Task requirements :: Copy out the material below in full, but not its images.

━━━━━ Task input

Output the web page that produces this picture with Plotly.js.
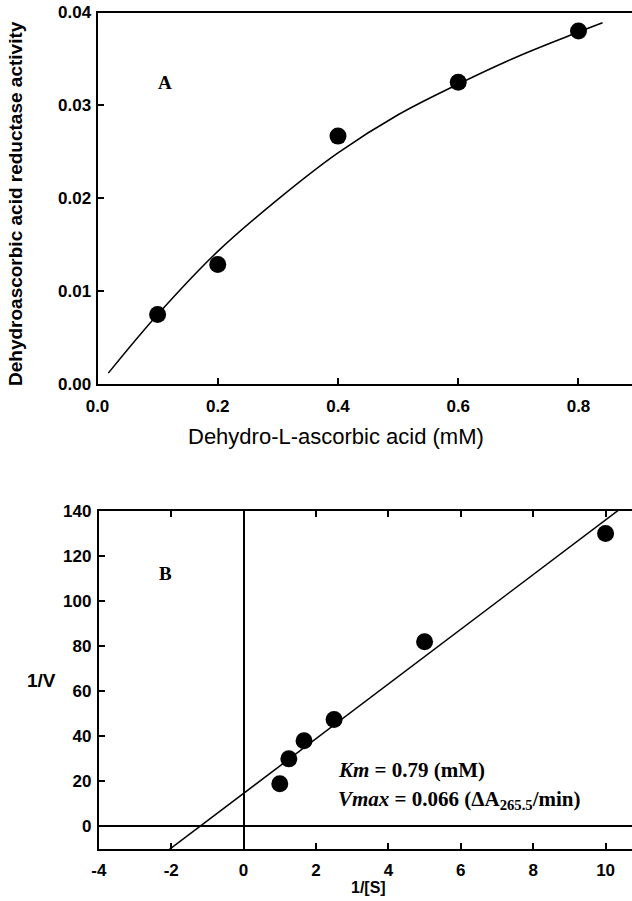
<!DOCTYPE html>
<html><head><meta charset="utf-8">
<script src="https://cdn.plot.ly/plotly-3.0.1.min.js"></script>
<style>html,body{margin:0;padding:0;background:#fff;overflow:hidden}#chart{width:632px;height:901px}</style>
</head><body><div id="chart"></div>
<script>
// Panel A: activity vs substrate
const substrate = [0.1, 0.2, 0.4, 0.6, 0.8];
const activity = [0.0075, 0.0129, 0.0267, 0.0325, 0.0380];
const fitA_x = [0.018, 0.1, 0.2, 0.3, 0.4, 0.5, 0.6, 0.7, 0.8, 0.84];
const fitA_y = [0.0012, 0.0075, 0.0143, 0.0199, 0.0249, 0.0290, 0.0323, 0.0353, 0.0379, 0.0389];
const ticksA_x = [0.0, 0.2, 0.4, 0.6, 0.8];
const ticksA_xlab = ['0.0', '0.2', '0.4', '0.6', '0.8'];
const ticksA_y = [0, 0.01, 0.02, 0.03, 0.04];
const ticksA_ylab = ['0.00', '0.01', '0.02', '0.03', '0.04'];
// Panel B: Lineweaver-Burk
const invS = [1, 1.25, 1.67, 2.5, 5, 10];
const invV = [19, 30, 38, 47.5, 82, 130];
const lineB_x = [-2.2, 10.45];
const lineB_y = [-12, 141.5];
const ticksB_x = [-4, -2, 0, 2, 4, 6, 8, 10];
const ticksB_xlab = ['-4', '-2', '0', '2', '4', '6', '8', '10'];
const ticksB_y = [0, 20, 40, 60, 80, 100, 120, 140];
const ticksB_ylab = ['0', '20', '40', '60', '80', '100', '120', '140'];

const W = 632, H = 901;
const px = v => v / W;
const py = v => 1 - v / H;
const bold = arr => arr.map(s => '<b>' + s + '</b>');

const tickFont = {family: 'Liberation Sans, Arial', size: 17, color: '#000', weight: 'bold'};
const black = '#000';

const traces = [
  {x: fitA_x, y: fitA_y, mode: 'lines', line: {color: black, width: 1.5, shape: 'spline', smoothing: 1}, xaxis: 'x', yaxis: 'y', hoverinfo: 'skip'},
  {x: substrate, y: activity, mode: 'markers', marker: {color: black, size: 17}, xaxis: 'x', yaxis: 'y', cliponaxis: false},
  {x: lineB_x, y: lineB_y, mode: 'lines', line: {color: black, width: 1.5}, xaxis: 'x2', yaxis: 'y2', hoverinfo: 'skip'},
  {x: invS, y: invV, mode: 'markers', marker: {color: black, size: 17}, xaxis: 'x2', yaxis: 'y2', cliponaxis: false}
];

const axBase = {
  showgrid: false, zeroline: false, showline: true, linecolor: black, linewidth: 2,
  ticks: 'inside', ticklen: 6, tickwidth: 2, tickcolor: black, tickfont: tickFont
};

const ann = (text, x, y, font, extra) => Object.assign({
  text, xref: 'paper', yref: 'paper', x: px(x), y: py(y),
  xanchor: 'center', yanchor: 'middle', showarrow: false, font
}, extra || {});

const sans = (size, weight) => ({family: 'Liberation Sans, Arial', size, color: black, weight: weight || 'normal'});
const serif = size => ({family: 'Liberation Serif, Times New Roman', size, color: black, weight: 'bold'});

const layout = {
  width: W, height: H, showlegend: false,
  margin: {l: 0, r: 0, t: 0, b: 0},
  paper_bgcolor: '#fff', plot_bgcolor: '#fff',
  xaxis: Object.assign({}, axBase, {
    domain: [px(97.5), 1], range: [0, 0.889], anchor: 'y', mirror: true,
    tickmode: 'array', tickvals: ticksA_x, ticktext: bold(ticksA_xlab), ticklabelstandoff: 5
  }),
  yaxis: Object.assign({}, axBase, {
    domain: [py(384.3), py(12.5)], range: [0, 0.04], anchor: 'x',
    tickmode: 'array', tickvals: ticksA_y, ticktext: bold(ticksA_ylab), ticklabelstandoff: 1
  }),
  xaxis2: Object.assign({}, axBase, {
    domain: [px(98.8), 1], range: [-4, 10.73], anchor: 'y2', mirror: 'ticks',
    tickmode: 'array', tickvals: ticksB_x, ticktext: bold(ticksB_xlab), ticklabelstandoff: 5,
    zeroline: true, zerolinecolor: black, zerolinewidth: 2
  }),
  yaxis2: Object.assign({}, axBase, {
    domain: [py(849), py(511)], range: [-10, 140], anchor: 'x2',
    tickmode: 'array', tickvals: ticksB_y, ticktext: bold(ticksB_ylab), ticklabelstandoff: 2,
    zeroline: true, zerolinecolor: black, zerolinewidth: 2
  }),
  annotations: [
    ann('Dehydroascorbic acid reductase activity', 16, 204, sans(19, 'bold'), {textangle: -90}),
    ann('Dehydro-L-ascorbic acid (mM)', 336, 436, sans(22)),
    ann('A', 165, 83, serif(19)),
    ann('B', 165, 573, serif(19)),
    ann('1/V', 41, 680, sans(19, 'bold')),
    ann('1/[S]', 368, 887, sans(16, 'bold')),
    ann('<i>Km</i> = 0.79 (mM)', 336, 770, serif(21), {xanchor: 'left'}),
    ann('<i>Vmax</i> = 0.066 (ΔA<sub>265.5</sub>/min)', 336, 800, serif(21), {xanchor: 'left'})
  ]
};

Plotly.newPlot('chart', traces, layout, {displayModeBar: false, staticPlot: true});
</script>
</body></html>
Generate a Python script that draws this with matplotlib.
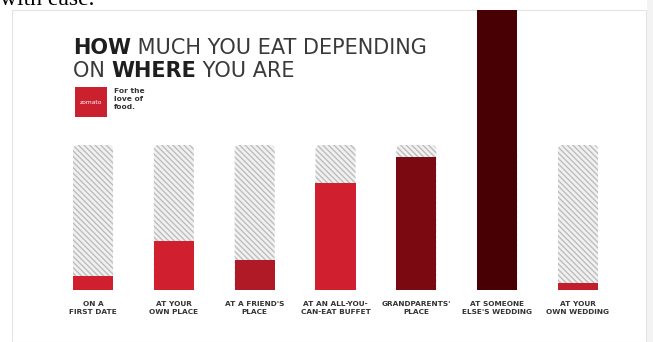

━━━━━━━━━━

Result of this task ::
Output the web page that produces this picture with Plotly.js.
<!DOCTYPE html>
<html><head><meta charset="utf-8">
<script src="https://cdn.plot.ly/plotly-3.0.1.min.js"></script>
<style>html,body{margin:0;padding:0;background:#fff;overflow:hidden}#chart{width:632px;height:901px}</style>
</head><body><div id="chart"></div>
<script>
// Panel A: activity vs substrate
const substrate = [0.1, 0.2, 0.4, 0.6, 0.8];
const activity = [0.0075, 0.0129, 0.0267, 0.0325, 0.0380];
const fitA_x = [0.018, 0.1, 0.2, 0.3, 0.4, 0.5, 0.6, 0.7, 0.8, 0.84];
const fitA_y = [0.0012, 0.0075, 0.0143, 0.0199, 0.0249, 0.0290, 0.0323, 0.0353, 0.0379, 0.0389];
const ticksA_x = [0.0, 0.2, 0.4, 0.6, 0.8];
const ticksA_xlab = ['0.0', '0.2', '0.4', '0.6', '0.8'];
const ticksA_y = [0, 0.01, 0.02, 0.03, 0.04];
const ticksA_ylab = ['0.00', '0.01', '0.02', '0.03', '0.04'];
// Panel B: Lineweaver-Burk
const invS = [1, 1.25, 1.67, 2.5, 5, 10];
const invV = [19, 30, 38, 47.5, 82, 130];
const lineB_x = [-2.2, 10.45];
const lineB_y = [-12, 141.5];
const ticksB_x = [-4, -2, 0, 2, 4, 6, 8, 10];
const ticksB_xlab = ['-4', '-2', '0', '2', '4', '6', '8', '10'];
const ticksB_y = [0, 20, 40, 60, 80, 100, 120, 140];
const ticksB_ylab = ['0', '20', '40', '60', '80', '100', '120', '140'];

const W = 632, H = 901;
const px = v => v / W;
const py = v => 1 - v / H;
const bold = arr => arr.map(s => '<b>' + s + '</b>');

const tickFont = {family: 'Liberation Sans, Arial', size: 17, color: '#000', weight: 'bold'};
const black = '#000';

const traces = [
  {x: fitA_x, y: fitA_y, mode: 'lines', line: {color: black, width: 1.5, shape: 'spline', smoothing: 1}, xaxis: 'x', yaxis: 'y', hoverinfo: 'skip'},
  {x: substrate, y: activity, mode: 'markers', marker: {color: black, size: 17}, xaxis: 'x', yaxis: 'y', cliponaxis: false},
  {x: lineB_x, y: lineB_y, mode: 'lines', line: {color: black, width: 1.5}, xaxis: 'x2', yaxis: 'y2', hoverinfo: 'skip'},
  {x: invS, y: invV, mode: 'markers', marker: {color: black, size: 17}, xaxis: 'x2', yaxis: 'y2', cliponaxis: false}
];

const axBase = {
  showgrid: false, zeroline: false, showline: true, linecolor: black, linewidth: 2,
  ticks: 'inside', ticklen: 6, tickwidth: 2, tickcolor: black, tickfont: tickFont
};

const ann = (text, x, y, font, extra) => Object.assign({
  text, xref: 'paper', yref: 'paper', x: px(x), y: py(y),
  xanchor: 'center', yanchor: 'middle', showarrow: false, font
}, extra || {});

const sans = (size, weight) => ({family: 'Liberation Sans, Arial', size, color: black, weight: weight || 'normal'});
const serif = size => ({family: 'Liberation Serif, Times New Roman', size, color: black, weight: 'bold'});

const layout = {
  width: W, height: H, showlegend: false,
  margin: {l: 0, r: 0, t: 0, b: 0},
  paper_bgcolor: '#fff', plot_bgcolor: '#fff',
  xaxis: Object.assign({}, axBase, {
    domain: [px(97.5), 1], range: [0, 0.889], anchor: 'y', mirror: true,
    tickmode: 'array', tickvals: ticksA_x, ticktext: bold(ticksA_xlab), ticklabelstandoff: 5
  }),
  yaxis: Object.assign({}, axBase, {
    domain: [py(384.3), py(12.5)], range: [0, 0.04], anchor: 'x',
    tickmode: 'array', tickvals: ticksA_y, ticktext: bold(ticksA_ylab), ticklabelstandoff: 1
  }),
  xaxis2: Object.assign({}, axBase, {
    domain: [px(98.8), 1], range: [-4, 10.73], anchor: 'y2', mirror: 'ticks',
    tickmode: 'array', tickvals: ticksB_x, ticktext: bold(ticksB_xlab), ticklabelstandoff: 5,
    zeroline: true, zerolinecolor: black, zerolinewidth: 2
  }),
  yaxis2: Object.assign({}, axBase, {
    domain: [py(849), py(511)], range: [-10, 140], anchor: 'x2',
    tickmode: 'array', tickvals: ticksB_y, ticktext: bold(ticksB_ylab), ticklabelstandoff: 2,
    zeroline: true, zerolinecolor: black, zerolinewidth: 2
  }),
  annotations: [
    ann('Dehydroascorbic acid reductase activity', 16, 204, sans(19, 'bold'), {textangle: -90}),
    ann('Dehydro-L-ascorbic acid (mM)', 336, 436, sans(22)),
    ann('A', 165, 83, serif(19)),
    ann('B', 165, 573, serif(19)),
    ann('1/V', 41, 680, sans(19, 'bold')),
    ann('1/[S]', 368, 887, sans(16, 'bold')),
    ann('<i>Km</i> = 0.79 (mM)', 336, 770, serif(21), {xanchor: 'left'}),
    ann('<i>Vmax</i> = 0.066 (ΔA<sub>265.5</sub>/min)', 336, 800, serif(21), {xanchor: 'left'})
  ]
};

Plotly.newPlot('chart', traces, layout, {displayModeBar: false, staticPlot: true});
</script>
</body></html>
Generate a Python script that draws this with matplotlib.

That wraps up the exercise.